Partindo deste pressuposto, poder-se-ia considerar então a possibilidade dos moradores
em participar activamente no seu espaço, mesmo que seja sob um processo de
autoconstrução assistida. Importa recordar que as habitações de realojamento estão sob
o domínio estatal e que por isso, os moradores, principalmente aqueles que dispõe de
menos recursos económicos, estão condicionados a permanecer nessas moradias, sob o
pagamento de uma renda mensal que poderá perdurar por um longo período de tempo.
Daí surge a pertinência de se pensar em projectos capazes de gerir mudanças de
contextos sociais, possibilitando ao utilizador, por exemplo, aumentar o espaço
habitacional em função do agregado familiar, ou a exploração de um negócio próprio.
Por outro lado, a questão da mobilidade, revelou-se ao longo desta pesquisa, ser um dos
problemas que induzem a clivagens urbanísticas, impedindo uma melhor inserção
dessas áreas residenciais com a sua envolvente e com o centro da cidade. Uma vez que
grande parte das vias existentes resultou de uma evolução orgânica da cidade, surgem,
posteriormente, vários pontos de conflito em termos de mobilidade e da própria
comunicação entre os bairros, e estes com o centro. Esta condição torna os espaços
suburbanos dependentes de uma centralidade excessiva em torno do seu núcleo
principal, pela concentração dos serviços e funções (Borges, 2007: 55).
Deste modo, a reabilitação dos subúrbios constitui uma tarefa necessária para a
promoção de uma maior integração desses bairros no palco urbano que pode ser
traduzido aqui pela introdução de estratégias que requalifiquem esses espaços
privilegiando a presença pública e as redes sociais. Ao fim ao cabo, é do estatuto de
cidade que se trata, eliminando a situação efectivamente subalterna desses subúrbios,
92
93
para lhes auferir, de modo permanente, uma plena condição urbana (Baptista, Luís V.,
1999: 213). Assim, o enquadramento estratégico dos programas de realojamento social
significa não só uma abordagem operativa no contexto da habitação, como no da cidade.

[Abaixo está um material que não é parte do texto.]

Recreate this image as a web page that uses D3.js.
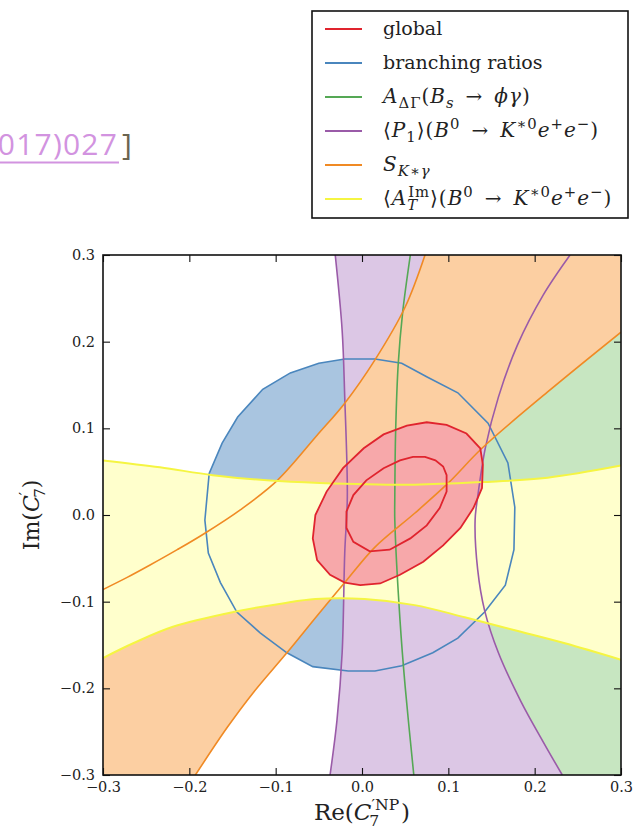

Segundo Reis Cabrita “ a satisfação da qualidade reside na melhor adequação entre as
necessidades e aspirações manifestadas na procura individual e social da qualidade
habitacional e a oferta que os meios técnicos e instrumentais da sociedade são capazes
de oferecer” (Reis Cabrita, 1995: 3). Com esta ideia pretende-se demonstrar que se a
atribuição de casas se apresenta como um elemento importante para a promoção
habitacional destas populações, ela não é suficiente, numa estratégia global, de melhoria
da sua qualidade de vida e promoção pessoal e social (Freitas, 1994: 34). Pode-se falar
então da orientação do projecto em função da relação directa entre o programa
habitacional e a estrutura urbana na qual se inscreve, passando de uma acção limitada à
habitação e aos bairros, à uma estratégia de desenvolvimento social e urbano
(Canotilho, 2008: 56; Guerra, Isabel, 1994: 15). Neste caso, o “direito à habitação” e o
“direito à cidade”, em certa medida, passam por uma redescoberta das exigências desses
dois parâmetros, mas também pela reivindicação de uma renovada qualidade
habitacional e urbana, de novas formas de se pensar e construir habitação… e cidade.